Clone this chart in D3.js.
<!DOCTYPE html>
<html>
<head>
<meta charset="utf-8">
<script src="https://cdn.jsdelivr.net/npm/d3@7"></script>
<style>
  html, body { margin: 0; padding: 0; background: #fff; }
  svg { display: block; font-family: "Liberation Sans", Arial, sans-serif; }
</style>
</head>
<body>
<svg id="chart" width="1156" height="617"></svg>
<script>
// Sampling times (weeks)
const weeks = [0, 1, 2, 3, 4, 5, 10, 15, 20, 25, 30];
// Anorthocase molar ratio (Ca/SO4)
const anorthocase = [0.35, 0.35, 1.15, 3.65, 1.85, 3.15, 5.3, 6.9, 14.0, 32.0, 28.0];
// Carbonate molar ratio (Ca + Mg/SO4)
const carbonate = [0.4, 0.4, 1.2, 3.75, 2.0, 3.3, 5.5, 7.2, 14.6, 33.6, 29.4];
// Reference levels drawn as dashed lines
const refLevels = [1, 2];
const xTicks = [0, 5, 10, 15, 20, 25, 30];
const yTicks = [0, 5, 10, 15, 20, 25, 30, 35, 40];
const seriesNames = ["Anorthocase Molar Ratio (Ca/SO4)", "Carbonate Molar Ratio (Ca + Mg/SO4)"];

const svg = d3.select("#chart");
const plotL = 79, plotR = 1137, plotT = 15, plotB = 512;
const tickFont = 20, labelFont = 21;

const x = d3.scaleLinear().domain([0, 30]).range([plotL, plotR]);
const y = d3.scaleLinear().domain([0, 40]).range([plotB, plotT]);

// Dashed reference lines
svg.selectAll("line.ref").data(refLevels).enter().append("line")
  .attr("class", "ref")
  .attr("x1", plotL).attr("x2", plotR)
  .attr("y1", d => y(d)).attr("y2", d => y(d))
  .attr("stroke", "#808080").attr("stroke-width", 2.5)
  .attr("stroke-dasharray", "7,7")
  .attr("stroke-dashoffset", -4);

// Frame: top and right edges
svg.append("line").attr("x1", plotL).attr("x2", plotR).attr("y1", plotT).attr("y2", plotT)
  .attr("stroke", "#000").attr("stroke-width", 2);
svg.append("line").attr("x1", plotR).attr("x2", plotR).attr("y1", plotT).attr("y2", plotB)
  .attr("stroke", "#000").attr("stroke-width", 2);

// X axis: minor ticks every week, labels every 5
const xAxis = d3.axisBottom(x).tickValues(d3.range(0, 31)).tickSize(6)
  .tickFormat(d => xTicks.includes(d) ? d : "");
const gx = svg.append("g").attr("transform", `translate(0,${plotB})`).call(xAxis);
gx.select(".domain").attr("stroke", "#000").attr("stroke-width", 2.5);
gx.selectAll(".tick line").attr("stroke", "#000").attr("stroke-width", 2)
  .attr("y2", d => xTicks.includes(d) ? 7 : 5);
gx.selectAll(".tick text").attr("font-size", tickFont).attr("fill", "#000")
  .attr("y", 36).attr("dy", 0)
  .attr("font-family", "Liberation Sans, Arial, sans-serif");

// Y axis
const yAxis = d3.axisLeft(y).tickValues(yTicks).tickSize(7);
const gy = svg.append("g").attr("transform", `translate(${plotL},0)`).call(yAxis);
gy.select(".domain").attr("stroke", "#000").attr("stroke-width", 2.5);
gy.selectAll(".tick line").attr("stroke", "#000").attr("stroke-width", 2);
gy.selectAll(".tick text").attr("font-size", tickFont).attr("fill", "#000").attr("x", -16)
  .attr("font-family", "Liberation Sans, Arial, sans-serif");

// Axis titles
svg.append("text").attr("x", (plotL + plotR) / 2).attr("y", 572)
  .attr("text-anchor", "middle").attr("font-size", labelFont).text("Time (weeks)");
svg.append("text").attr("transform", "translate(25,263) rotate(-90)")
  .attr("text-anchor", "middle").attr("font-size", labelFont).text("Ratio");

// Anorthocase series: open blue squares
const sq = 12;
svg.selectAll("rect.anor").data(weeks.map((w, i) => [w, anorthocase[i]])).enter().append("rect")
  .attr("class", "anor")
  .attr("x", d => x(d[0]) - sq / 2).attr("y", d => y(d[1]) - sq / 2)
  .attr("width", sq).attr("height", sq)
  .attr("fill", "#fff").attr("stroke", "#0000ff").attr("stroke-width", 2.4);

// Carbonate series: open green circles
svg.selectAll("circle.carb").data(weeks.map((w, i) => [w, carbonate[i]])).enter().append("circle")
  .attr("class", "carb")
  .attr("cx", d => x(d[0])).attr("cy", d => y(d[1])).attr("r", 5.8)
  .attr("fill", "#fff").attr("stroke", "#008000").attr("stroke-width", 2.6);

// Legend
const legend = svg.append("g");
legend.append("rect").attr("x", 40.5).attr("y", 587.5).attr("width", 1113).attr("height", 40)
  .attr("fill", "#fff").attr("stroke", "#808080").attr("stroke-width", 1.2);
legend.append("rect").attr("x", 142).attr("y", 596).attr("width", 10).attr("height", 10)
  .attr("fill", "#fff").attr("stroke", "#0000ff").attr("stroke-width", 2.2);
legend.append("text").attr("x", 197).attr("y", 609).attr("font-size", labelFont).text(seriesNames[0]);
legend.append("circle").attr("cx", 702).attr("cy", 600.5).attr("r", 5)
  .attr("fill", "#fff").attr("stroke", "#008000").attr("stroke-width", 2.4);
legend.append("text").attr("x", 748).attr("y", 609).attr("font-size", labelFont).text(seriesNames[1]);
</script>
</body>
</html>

- - - - - - -

- WORK TO BE COMPLETED
Please reproduce each line exactly as written.

- SOLUTION TO THIS PROBLEM
Clone this chart in D3.js.
<!DOCTYPE html>
<html>
<head>
<meta charset="utf-8">
<script src="https://cdn.jsdelivr.net/npm/d3@7"></script>
<style>
  html, body { margin: 0; padding: 0; background: #fff; }
  svg { display: block; font-family: "Liberation Sans", Arial, sans-serif; }
</style>
</head>
<body>
<svg id="chart" width="1156" height="617"></svg>
<script>
// Sampling times (weeks)
const weeks = [0, 1, 2, 3, 4, 5, 10, 15, 20, 25, 30];
// Anorthocase molar ratio (Ca/SO4)
const anorthocase = [0.35, 0.35, 1.15, 3.65, 1.85, 3.15, 5.3, 6.9, 14.0, 32.0, 28.0];
// Carbonate molar ratio (Ca + Mg/SO4)
const carbonate = [0.4, 0.4, 1.2, 3.75, 2.0, 3.3, 5.5, 7.2, 14.6, 33.6, 29.4];
// Reference levels drawn as dashed lines
const refLevels = [1, 2];
const xTicks = [0, 5, 10, 15, 20, 25, 30];
const yTicks = [0, 5, 10, 15, 20, 25, 30, 35, 40];
const seriesNames = ["Anorthocase Molar Ratio (Ca/SO4)", "Carbonate Molar Ratio (Ca + Mg/SO4)"];

const svg = d3.select("#chart");
const plotL = 79, plotR = 1137, plotT = 15, plotB = 512;
const tickFont = 20, labelFont = 21;

const x = d3.scaleLinear().domain([0, 30]).range([plotL, plotR]);
const y = d3.scaleLinear().domain([0, 40]).range([plotB, plotT]);

// Dashed reference lines
svg.selectAll("line.ref").data(refLevels).enter().append("line")
  .attr("class", "ref")
  .attr("x1", plotL).attr("x2", plotR)
  .attr("y1", d => y(d)).attr("y2", d => y(d))
  .attr("stroke", "#808080").attr("stroke-width", 2.5)
  .attr("stroke-dasharray", "7,7")
  .attr("stroke-dashoffset", -4);

// Frame: top and right edges
svg.append("line").attr("x1", plotL).attr("x2", plotR).attr("y1", plotT).attr("y2", plotT)
  .attr("stroke", "#000").attr("stroke-width", 2);
svg.append("line").attr("x1", plotR).attr("x2", plotR).attr("y1", plotT).attr("y2", plotB)
  .attr("stroke", "#000").attr("stroke-width", 2);

// X axis: minor ticks every week, labels every 5
const xAxis = d3.axisBottom(x).tickValues(d3.range(0, 31)).tickSize(6)
  .tickFormat(d => xTicks.includes(d) ? d : "");
const gx = svg.append("g").attr("transform", `translate(0,${plotB})`).call(xAxis);
gx.select(".domain").attr("stroke", "#000").attr("stroke-width", 2.5);
gx.selectAll(".tick line").attr("stroke", "#000").attr("stroke-width", 2)
  .attr("y2", d => xTicks.includes(d) ? 7 : 5);
gx.selectAll(".tick text").attr("font-size", tickFont).attr("fill", "#000")
  .attr("y", 36).attr("dy", 0)
  .attr("font-family", "Liberation Sans, Arial, sans-serif");

// Y axis
const yAxis = d3.axisLeft(y).tickValues(yTicks).tickSize(7);
const gy = svg.append("g").attr("transform", `translate(${plotL},0)`).call(yAxis);
gy.select(".domain").attr("stroke", "#000").attr("stroke-width", 2.5);
gy.selectAll(".tick line").attr("stroke", "#000").attr("stroke-width", 2);
gy.selectAll(".tick text").attr("font-size", tickFont).attr("fill", "#000").attr("x", -16)
  .attr("font-family", "Liberation Sans, Arial, sans-serif");

// Axis titles
svg.append("text").attr("x", (plotL + plotR) / 2).attr("y", 572)
  .attr("text-anchor", "middle").attr("font-size", labelFont).text("Time (weeks)");
svg.append("text").attr("transform", "translate(25,263) rotate(-90)")
  .attr("text-anchor", "middle").attr("font-size", labelFont).text("Ratio");

// Anorthocase series: open blue squares
const sq = 12;
svg.selectAll("rect.anor").data(weeks.map((w, i) => [w, anorthocase[i]])).enter().append("rect")
  .attr("class", "anor")
  .attr("x", d => x(d[0]) - sq / 2).attr("y", d => y(d[1]) - sq / 2)
  .attr("width", sq).attr("height", sq)
  .attr("fill", "#fff").attr("stroke", "#0000ff").attr("stroke-width", 2.4);

// Carbonate series: open green circles
svg.selectAll("circle.carb").data(weeks.map((w, i) => [w, carbonate[i]])).enter().append("circle")
  .attr("class", "carb")
  .attr("cx", d => x(d[0])).attr("cy", d => y(d[1])).attr("r", 5.8)
  .attr("fill", "#fff").attr("stroke", "#008000").attr("stroke-width", 2.6);

// Legend
const legend = svg.append("g");
legend.append("rect").attr("x", 40.5).attr("y", 587.5).attr("width", 1113).attr("height", 40)
  .attr("fill", "#fff").attr("stroke", "#808080").attr("stroke-width", 1.2);
legend.append("rect").attr("x", 142).attr("y", 596).attr("width", 10).attr("height", 10)
  .attr("fill", "#fff").attr("stroke", "#0000ff").attr("stroke-width", 2.2);
legend.append("text").attr("x", 197).attr("y", 609).attr("font-size", labelFont).text(seriesNames[0]);
legend.append("circle").attr("cx", 702).attr("cy", 600.5).attr("r", 5)
  .attr("fill", "#fff").attr("stroke", "#008000").attr("stroke-width", 2.4);
legend.append("text").attr("x", 748).attr("y", 609).attr("font-size", labelFont).text(seriesNames[1]);
</script>
</body>
</html>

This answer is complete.